Cloud based secure dealing rooms
The most common type of secure dealing room in use today is the cloud hosted secure deal room. These enable companies to securely share confidential business documents with third parties without having to invest in infrastructure of spend time setting up access control systems. At first glance, cloud hosted secure deal rooms seem to be an ideal solution for secure document exchange with external groups. However they do have some major security issues.
Secure deal room security issues
- All cloud hosted secure deal rooms rely on passwords for authentication. Passwords can be easily shared with other users so that means your confidential documents can be too.
- Document content is decrypted on the server and then pass it to the client device using SSL. That might sound secure but browsers save content to temporary files (caching) to speed up rendering. So your unprotected documents could be recovered by users from the browsers temporary file location.
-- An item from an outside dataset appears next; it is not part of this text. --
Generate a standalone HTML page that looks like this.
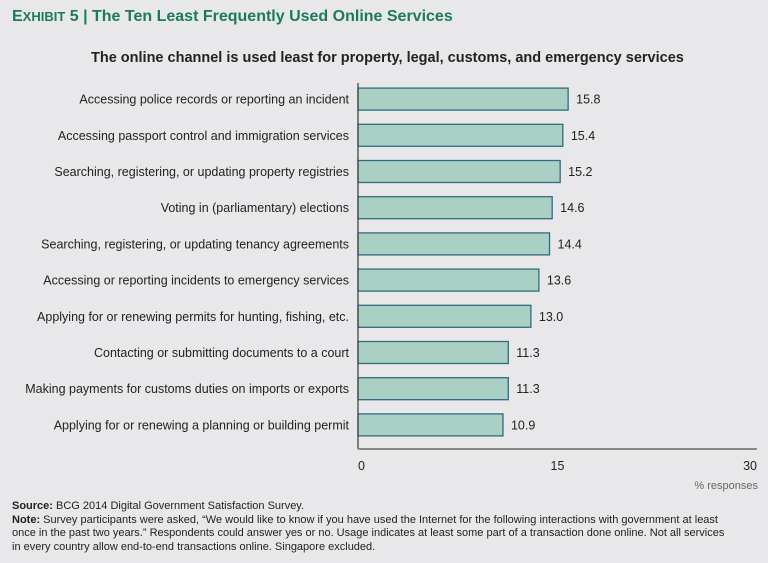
<!DOCTYPE html>
<html><head><meta charset="utf-8"><style>
body{margin:0;background:#e8e8ea;width:768px;height:563px;overflow:hidden;font-family:"Liberation Sans",sans-serif;}
#wrap{position:relative;width:768px;height:563px;}
.t{position:absolute;white-space:nowrap;}
</style></head><body><div id="wrap">
<div class="t" style="left:12px;top:8px;font-size:16px;font-weight:bold;color:#1b7a5a;">E<span style="font-size:13px">XHIBIT</span> 5 | The Ten Least Frequently Used Online Services</div>
<div class="t" style="left:91px;top:50px;font-size:14.5px;font-weight:bold;color:#222;">The online channel is used least for property, legal, customs, and emergency services</div>
<svg id="svg" width="768" height="563" style="position:absolute;left:0;top:0"></svg>
<div class="t" style="right:10px;top:480px;font-size:11px;color:#666;">% responses</div>
<div style="position:absolute;left:12px;top:500px;width:750px;font-size:11px;line-height:13.5px;color:#222;white-space:nowrap;"><b>Source:</b> BCG 2014 Digital Government Satisfaction Survey.<br><b>Note:</b> Survey participants were asked, “We would like to know if you have used the Internet for the following interactions with government at least<br>once in the past two years.” Respondents could answer yes or no. Usage indicates at least some part of a transaction done online. Not all services<br>in every country allow end-to-end transactions online. Singapore excluded.</div>
</div>
<script>
const categories=["Accessing police records or reporting an incident","Accessing passport control and immigration services","Searching, registering, or updating property registries","Voting in (parliamentary) elections","Searching, registering, or updating tenancy agreements","Accessing or reporting incidents to emergency services","Applying for or renewing permits for hunting, fishing, etc.","Contacting or submitting documents to a court","Making payments for customs duties on imports or exports","Applying for or renewing a planning or building permit"];
const values=[15.8,15.4,15.2,14.6,14.4,13.6,13.0,11.3,11.3,10.9];
const ticks=[0,15,30];
const svg=document.getElementById('svg');const NS='http://www.w3.org/2000/svg';
const x0=358,x1=757,yTop=83,yAxis=449;
const xs=v=>x0+(v-ticks[0])/(ticks[ticks.length-1]-ticks[0])*(x1-x0);
const step=(yAxis-yTop-4)/categories.length;
const yc=i=>yTop+step*(i+0.5)-2;
function mk(tag,a){const e=document.createElementNS(NS,tag);for(const k in a)e.setAttribute(k,a[k]);svg.appendChild(e);return e;}
categories.forEach((c,i)=>{
 const r=mk('rect',{x:x0,y:yc(i)-11,width:xs(values[i])-x0,height:22,fill:'#aacfc4',stroke:'#2f6b84','stroke-width':1.3});
 
 
 const l=mk('text',{x:349,y:yc(i)+4.5,'text-anchor':'end','font-size':12.5,fill:'#222','font-family':'Liberation Sans, sans-serif'});l.textContent=c;
 
 
 const v=mk('text',{x:xs(values[i])+8,y:yc(i)+4.5,'font-size':12.5,fill:'#222','font-family':'Liberation Sans, sans-serif'});v.textContent=values[i].toFixed(1);
 
 
});
const ya=mk('line',{x1:x0,y1:yTop,x2:x0,y2:yAxis,stroke:'#444','stroke-width':1.3});


const xa=mk('line',{x1:x0,y1:yAxis,x2:x1,y2:yAxis,stroke:'#888','stroke-width':2});


ticks.forEach((t,i)=>{const e=mk('text',{x:xs(t),y:470,'text-anchor':i==0?'start':(i==ticks.length-1?'end':'middle'),'font-size':12.5,fill:'#222','font-family':'Liberation Sans, sans-serif'});e.textContent=t;
 
 });
</script></body></html>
- You have to upload your unprotected documents to the cloud server where they are outside of your control. In theory they are then encrypted and the unprotected version is deleted – but what if something goes wrong and your unprotected documents remain stored on a cloud server for possible future access?
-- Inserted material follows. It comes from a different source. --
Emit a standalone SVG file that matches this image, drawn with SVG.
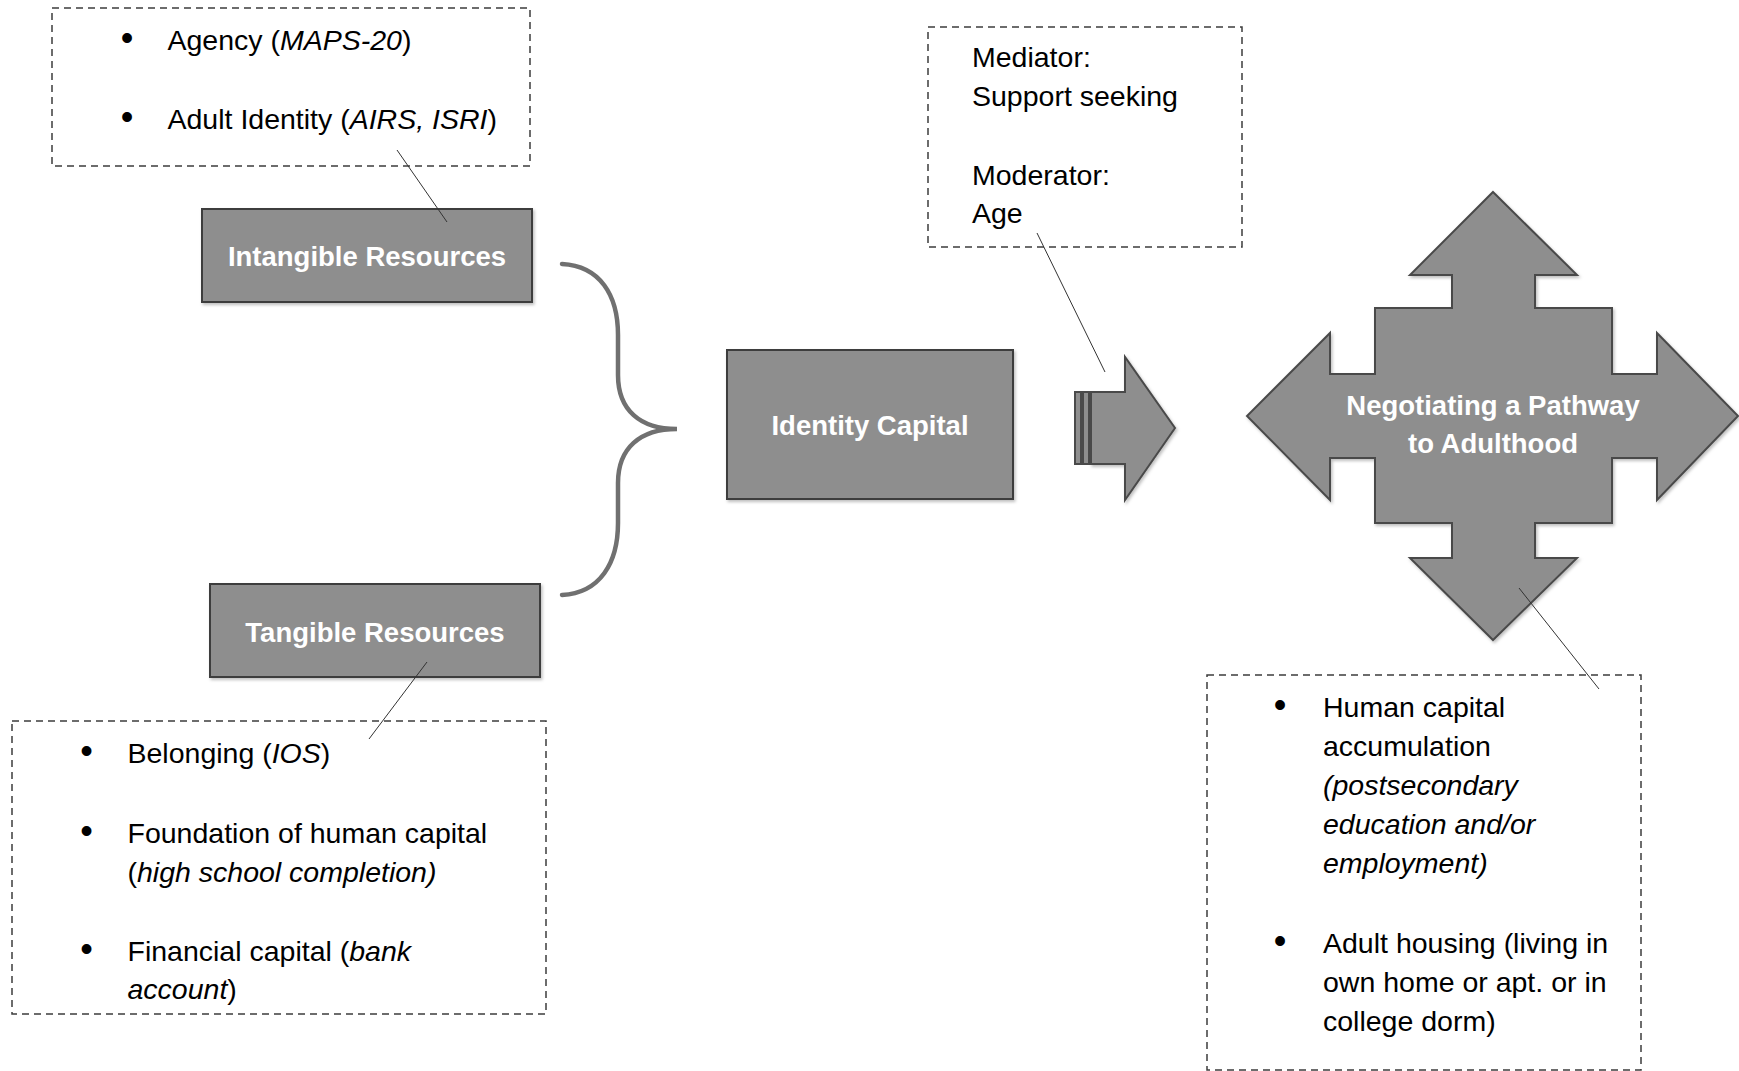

- Because documents are accessed using a browser, there is no security software on the local computer / remote device to enforce document controls. If you allow printing you therefore cannot prevent printing to file formats such as PDF or stop screen grabbing applications from taking high quality screenshots of content.
See also Is dataroom security adequate for secure document sharing.
So, secure deal rooms for M&A secure document sharing?
Secure dealing rooms were developed using the techniques of a central control system administered by IT departments. They achieved considerable success, although they did not prevent their users from being able to obtain copies of documents and pass them on without detection.
Cloud hosted secure deal rooms expanded on the need to share documents securely outside of the contraints of an internal IT system but also have major shortcomings. These password based systems have still not addressed being able to stop users sharing sensitive documents with others – they just provide better monitoring so you can see ‘who’ (what login details) has accessed what documents.
DRM solutions for documents that don’t rely on passwords or plugins provide a much more secure solution to M&A document sharing and distribution. They provide better control over the use of documents, lock use to devices and locations so they cannot be shared, and provide better operational flexibility for those who have to set up and administer the secure distribution of sensitive information.
So if you want to protect due diligence, compliance, litigation, corporate transactions, and other M&A documents from unauthorized access, distribution and use, then an installed Viewer that can lock documents to devices is the only effective way of sharing M&A documents securely.